Au mois de mars cette année à Vannes se déroulait la deuxième édition d’une initiative folle de liberté : Les Émancipéés, avec deux « é », comme pour mieux dire aux emmerdeurs tatillons d’aller voir ailleurs. Ici pendant cinq jours, la scène crée sa propre grammaire. Loin des règles, proche du monde.
Et la première des libertés de ce jeune festival est peut-être de celles qui sont les plus rares et les plus rassurantes : celle d’avoir la force de se libérer du carcan de la logique économique. Sorte de chimère théâtrale où le rêve de mélange rejoint celui d’un monde où seul le plaisir prévaut, Les Émancipéés avance en effet avec la volonté de faire ce que pour ainsi dire aucune structure n’oserait faire : proposer 19 spectacles dont 11 sont des formats uniques qui n’ont a priori aucune vocation à tourner. Autrement dit, sur les plateaux des Scènes du Golfe que dirige Ghislaine Gouby (ancienne directrice de Toulouse Théâtre et fondatrice du festival Bancs Publics), et par l’entremise de l’auteur Arnaud Cathrine, c’est non seulement le sentiment de s’émanciper des règles qui est offert au public, mais aussi la concrétisation d’une idée bien ancienne et propre à la scène qui s’affiche : celle selon laquelle chaque représentation revêt par essence un caractère unique.
Fort heureusement cependant, toute la force de ce projet ne tient pas uniquement à son idée mais aussi à sa réalisation qui nous permet de voir se succéder, sur les scènes du Théâtre Anne de Bretagne et de La Lucarne, des artistes qui chacun dans leur champ excellent avec pour volonté principale de se mélanger entre eux. Ainsi concrètement, c’est ici la littérature et la musique qui communiquent pour présenter des mises en espace et en musique de textes bien souvent écrits par leurs auteurs pour l’occasion. De Raphaële Lannadère à Jeanne Cherhal en passant par Christophe, les musiciens d’aujourd’hui se mettent au diapason des auteurs du temps présent pour nous faire entendre des tentatives, des envies et des soupirs qui rappellent à ceux qui l’habitent encore que la Terre peut être légère tant que la poésie l’habite.

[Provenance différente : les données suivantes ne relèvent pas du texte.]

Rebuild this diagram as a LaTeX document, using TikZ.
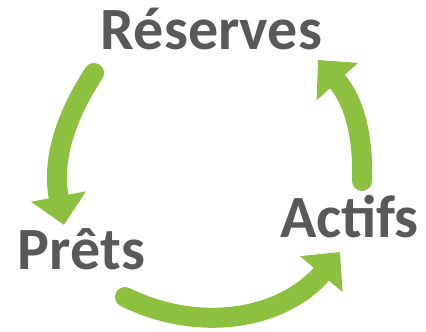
\documentclass[tikz,border=0pt]{standalone}
\usepackage{fontspec}
\setmainfont{Carlito}
\usetikzlibrary{arrows.meta}

\definecolor{leafgreen}{HTML}{8DC03F}
\definecolor{slate}{HTML}{58595B}

\tikzstyle{word}=[
    inner sep=0pt,
    anchor=base,
    text=slate,
    font=\fontsize{60}{60}\selectfont\bfseries
]
\tikzstyle{flow}=[
    color=leafgreen,
    line width=20pt,
    line cap=round,
    -{Triangle[width=54pt,length=29pt]}
]

\begin{document}
\begin{tikzpicture}[x=1pt,y=1pt]
	\useasboundingbox (0,0) rectangle (426,332);
	% labels
	\node (res) [word] at (211.5,282) {Réserves};
	\node (pre) [word] at (81.5,62) {Prêts};
	\node (act) [word] at (349.5,94) {Actifs};

	% arrow ends
	\coordinate (res_out) at (94,259);
	\coordinate (pre_in) at (64,107);
	\coordinate (pre_out) at (125,35);
	\coordinate (act_in) at (340,80);
	\coordinate (act_out) at (362,151);
	\coordinate (res_in) at (318,272);

	\path
	% Reserves to Prets
	(res_out) edge[flow, bend right=22] (pre_in)
	% Prets to Actifs
	(pre_out) edge[flow, bend right=38] (act_in)
	% Actifs to Reserves
	(act_out) edge[flow, bend right=22] (res_in)
	;
\end{tikzpicture}
\end{document}
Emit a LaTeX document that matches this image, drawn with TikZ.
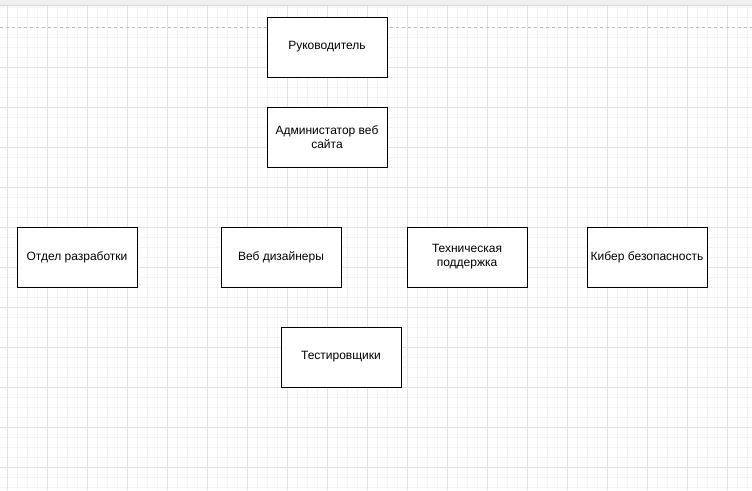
\documentclass[tikz,border=0pt]{standalone}
\usepackage{fontspec}
\setmainfont{Liberation Sans}
\definecolor{gridminor}{HTML}{F4F4F4}
\definecolor{gridmajor}{HTML}{E2E2E2}
\definecolor{topbar}{HTML}{F0F0F2}
\definecolor{topline}{HTML}{D6D6D6}
\definecolor{pageline}{HTML}{BDBDBD}
\tikzset{
  unit/.style={draw=black,line width=0.75pt,fill=white,minimum width=90pt,
    minimum height=45pt,align=center,font=\fontsize{9pt}{10.5pt}\selectfont,inner sep=2pt},
}
\begin{document}
\begin{tikzpicture}[x=0.75pt,y=-0.75pt]
\useasboundingbox (0,0) rectangle (752,490);
% grid
\foreach \x in {7,17,...,747} \draw[gridminor,line width=0.75pt] (\x,5) -- (\x,490);
\foreach \y in {7,17,...,487} \draw[gridminor,line width=0.75pt] (0,\y) -- (752,\y);
\foreach \x in {7,47,...,727} \draw[gridmajor,line width=0.75pt] (\x,5) -- (\x,490);
\foreach \y in {67,107,...,467} \draw[gridmajor,line width=0.75pt] (0,\y) -- (752,\y);
\fill[topbar] (0,0) rectangle (752,5);
\draw[topline,line width=0.75pt] (0,5) -- (752,5);
\draw[pageline,line width=0.75pt,dash pattern=on 2.25pt off 2.25pt] (0,27) -- (752,27);
% boxes
\node[unit] (head) at (327,47) {Руководитель};
\node[unit] (admin) at (327,137) {Администатор веб\\сайта};
\node[unit] (dev) at (77,257) {Отдел разработки};
\node[unit] (design) at (281,257) {Веб дизайнеры};
\node[unit] (support) at (467,257) {Техническая\\поддержка};
\node[unit] (security) at (647,257) {Кибер безопасность};
\node[unit] (testers) at (341,357) {Тестировщики};
\end{tikzpicture}
\end{document}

La poésie des sons de la musique bien entendu, mais celle des mots surtout, puisque c’est bien principalement de chanson dont il est ici question, et de chanson française dans tout ce que cela implique d’amour du mot, de son jeu et de l’utilisation du langage.
Difficile donc, dans cette jungle des mots, de tirer l’épingle d’un nom, d’un artiste de la programmation de cette édition 2018, mais puisque la cruauté de l’exercice critique l’exige, deux instants resteront dans la mémoire des pages de IO Gazette : Alice Zeniter s’avançant sur la scène immense de la grande salle de 800 places du Théâtre Anne de Bretagne pour nous dire « Le Seigneur des porcheries » et Arnaud Cathrine et Florent Marchet évoquant pour nous la vie sans fin de Raymond Radiguet. A chacun de ces instants, c’est une histoire du temps qui s’affichait à nos oreilles, autant qu’une histoire du monde, permettant au festival d’être ce que tous les autres devraient essayer de devenir : la caisse de résonance des hommes… Pour nous faire oublier, un peu, et « contredire le monde », comme le disait l’auteur du « Diable au corps ».